Adrian Quintero, ICFES – Colombian Institute for Educational Evaluation
Selecting the number of factors in Bayesian factor analysis
When implementing factor analysis, the selection of the number of factors is challenging in both frequentist and Bayesian approaches. The validity of the likelihood ratio test (LRT) in the frequentist setting strongly depends on the assumption that the factor loadings matrix is of full rank. However, such is not the case when fitting models with more latent components than the true (unknown) number of underlying factors. This invalidates the regularity conditions necessary for the LRT, and the method retains too many factors in practice.

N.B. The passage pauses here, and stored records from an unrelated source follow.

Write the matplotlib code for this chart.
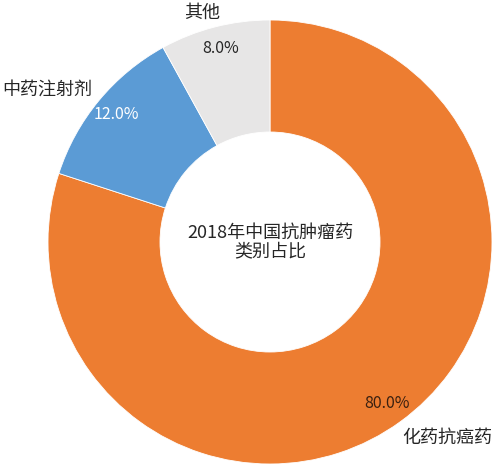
import matplotlib
matplotlib.use("Agg")
import matplotlib.pyplot as plt

plt.rcParams['font.family'] = ['Noto Sans CJK SC', 'DejaVu Sans']

# data
categories = ["化药抗癌药", "中药注射剂", "其他"]
shares = [80.0, 12.0, 8.0]
colors = ["#ED7D31", "#5B9BD5", "#E7E6E6"]
pct_colors = ["#3a2010", "white", "#262626"]
center_title = "2018年中国抗肿瘤药\n类别占比"

# label positions in pixel coords (x, y from top)
label_pos = [(447, 438), (47, 90), (202, 13)]

W, H = 500, 467
fig = plt.figure(figsize=(W / 100, H / 100), dpi=100)
ax = fig.add_axes([0, 0, 1, 1])

cx, cy = 270, H - 242
R = 222
wedges, texts, autotexts = ax.pie(
    shares, colors=colors, startangle=90, counterclock=False,
    center=(cx, cy), radius=R,
    autopct="%.1f%%", pctdistance=0.9,
    wedgeprops=dict(width=112, edgecolor="white", linewidth=0.6),
    textprops=dict(fontsize=11.5),
)
for t, c in zip(autotexts, pct_colors):
    t.set_color(c)

for name, (x, y) in zip(categories, label_pos):
    ax.text(x, H - y, name, ha="center", va="center", fontsize=13, color="#262626")

ax.text(cx, cy, center_title, ha="center", va="center", fontsize=13,
        color="#262626", linespacing=1.05)

ax.set_xlim(0, W)
ax.set_ylim(0, H)
ax.set_aspect("equal")
ax.axis("off")

fig.savefig("out.png", dpi=100, facecolor="white")
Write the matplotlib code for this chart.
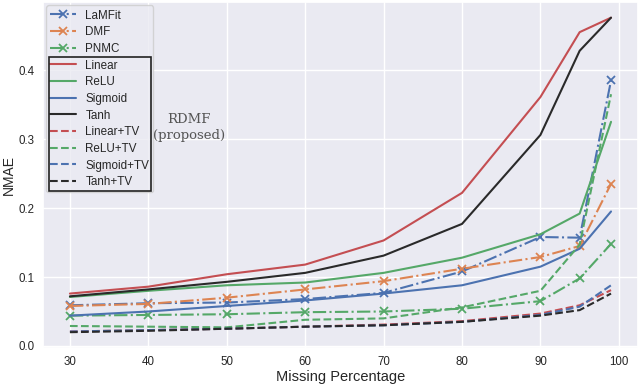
import numpy as np
import matplotlib
matplotlib.use('Agg')
import matplotlib.pyplot as plt
import seaborn as sns
from matplotlib.patches import Rectangle

sns.set_theme(style='darkgrid')
plt.rcParams['font.family'] = ['Liberation Sans', 'DejaVu Sans']

missing = [30, 40, 50, 60, 70, 80, 90, 95, 99]

# baselines
lamfit = [0.059, 0.062, 0.063, 0.068, 0.077, 0.108, 0.158, 0.157, 0.385]
dmf = [0.058, 0.061, 0.070, 0.082, 0.094, 0.112, 0.129, 0.145, 0.235]
pnmc = [0.044, 0.045, 0.046, 0.049, 0.050, 0.054, 0.065, 0.098, 0.148]

# RDMF variants
linear = [0.076, 0.086, 0.104, 0.118, 0.153, 0.222, 0.361, 0.455, 0.476]
relu = [0.071, 0.080, 0.088, 0.092, 0.106, 0.128, 0.162, 0.192, 0.325]
sigmoid = [0.044, 0.050, 0.058, 0.066, 0.076, 0.088, 0.115, 0.141, 0.195]
tanh = [0.072, 0.082, 0.093, 0.106, 0.131, 0.177, 0.306, 0.428, 0.476]
linear_tv = [0.021, 0.023, 0.025, 0.028, 0.031, 0.036, 0.047, 0.059, 0.081]
relu_tv = [0.029, 0.028, 0.027, 0.038, 0.040, 0.056, 0.080, 0.147, 0.365]
sigmoid_tv = [0.021, 0.023, 0.025, 0.028, 0.030, 0.035, 0.045, 0.057, 0.088]
tanh_tv = [0.020, 0.022, 0.025, 0.028, 0.030, 0.035, 0.044, 0.052, 0.076]

blue, orange, green, red = '#4C72B0', '#DD8452', '#55A868', '#C44E52'
black = '#2a2a2a'

fig = plt.figure(figsize=(6.4, 3.87), dpi=100)
ax = fig.add_axes([0.067, 0.101, 0.93, 0.894])

mk = dict(marker='x', markersize=5.5, markeredgewidth=1.3, linestyle='-.', linewidth=1.5)
ax.plot(missing, lamfit, color=blue, label='LaMFit', **mk)
ax.plot(missing, dmf, color=orange, label='DMF', **mk)
ax.plot(missing, pnmc, color=green, label='PNMC', **mk)

ax.plot(missing, linear, color=red, lw=1.5, label='Linear')
ax.plot(missing, relu, color=green, lw=1.5, label='ReLU')
ax.plot(missing, sigmoid, color=blue, lw=1.5, label='Sigmoid')
ax.plot(missing, tanh, color=black, lw=1.5, label='Tanh')
ax.plot(missing, linear_tv, color=red, lw=1.5, ls='--', label='Linear+TV')
ax.plot(missing, relu_tv, color=green, lw=1.5, ls='--', label='ReLU+TV')
ax.plot(missing, sigmoid_tv, color=blue, lw=1.5, ls='--', label='Sigmoid+TV')
ax.plot(missing, tanh_tv, color=black, lw=1.5, ls='--', label='Tanh+TV')

ax.set_xticks([30, 40, 50, 60, 70, 80, 90, 100])
ax.set_yticks([0.0, 0.1, 0.2, 0.3, 0.4])
ax.tick_params(labelsize=8.3, length=0, pad=6)
ax.set_xlabel('Missing Percentage', fontsize=10.5, labelpad=1)
ax.set_ylabel('NMAE', fontsize=10, labelpad=2)

leg = ax.legend(loc='upper left', fontsize=8.4, labelspacing=0.4,
                borderaxespad=0.3, handlelength=2.2, borderpad=0.35)

# black box around the proposed RDMF entries
fig.canvas.draw()
r = fig.canvas.get_renderer()
frame = leg.get_frame().get_window_extent(r)
t_top = leg.get_texts()[3].get_window_extent(r)
t_bot = leg.get_texts()[-1].get_window_extent(r)
inv = fig.transFigure.inverted()
x0, y0 = inv.transform((frame.x0 + 3, t_bot.y0 - 3))
x1, y1 = inv.transform((frame.x1 - 2, t_top.y1 + 3))
fig.patches.append(Rectangle((x0, y0), x1 - x0, y1 - y0, transform=fig.transFigure,
                             fill=False, edgecolor='#222222', linewidth=1.2, zorder=10))
xt, yt = inv.transform((frame.x1 + 36, (t_top.y1 + t_bot.y0) / 2 - 4))
fig.text(xt, yt, 'RDMF\n(proposed)', ha='center', va='center', fontsize=9.5,
         family='DejaVu Serif', color='#555555', linespacing=1.3)

fig.savefig('out.png', dpi=100)
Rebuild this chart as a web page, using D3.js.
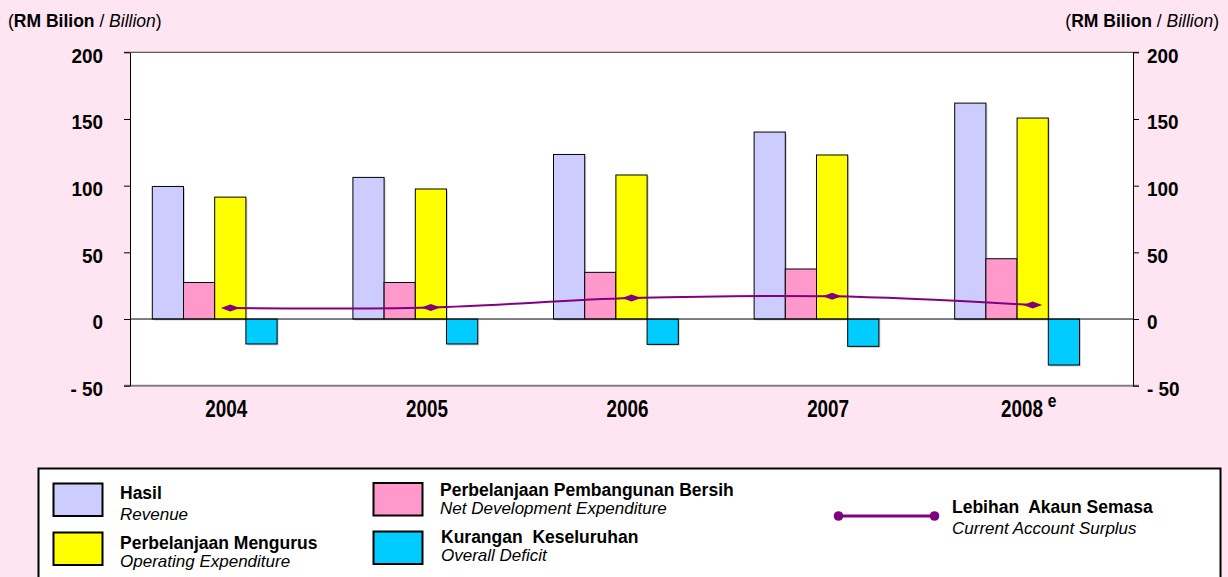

Information criteria such as AIC and BIC may also be affected by the regularity conditions. On the other hand, conventional Bayesian methods present two serious drawbacks. Firstly, implementation of the procedures is highly computationally demanding, and secondly, the ordering of the outcomes influences the results since a lower triangular structure is generally assumed for the factor loadings matrix. Therefore, we propose a Bayesian method without imposing the lower triangular structure to overcome ordering dependence. Our approach considers a relatively large number of factors and includes auxiliary multiplicative parameters which may render null the unnecessary columns in the factor loadings matrix. The underlying dimensionality is then inferred based on the number of non-null columns in the factor loadings matrix. We show that implementation of our approach is simple via an efficient Gibbs algorithm. The advantages of the method in selecting the correct dimensionality are illustrated via simulations and using standardized tests from ICFES, the Colombian Institute for Educational Evaluation.
about the speaker
Adrian Quintero works as a researcher in the Department of Statistics at ICFES, the Colombian Institute for Educational Evaluation. He obtained his PhD in Biomedical Sciences at KU Leuven, where he developed extensions of Bayesian hierarchical models with applications in medical research. His research interests include model selection techniques, factor analysis, multilevel models and Bayesian methods in general. Currently, he focusses on computer adaptive testing (CAT), assessing dimensionality in factor analysis and verifying assumptions in standardized tests using Three Parameter Logistic (3PL) models.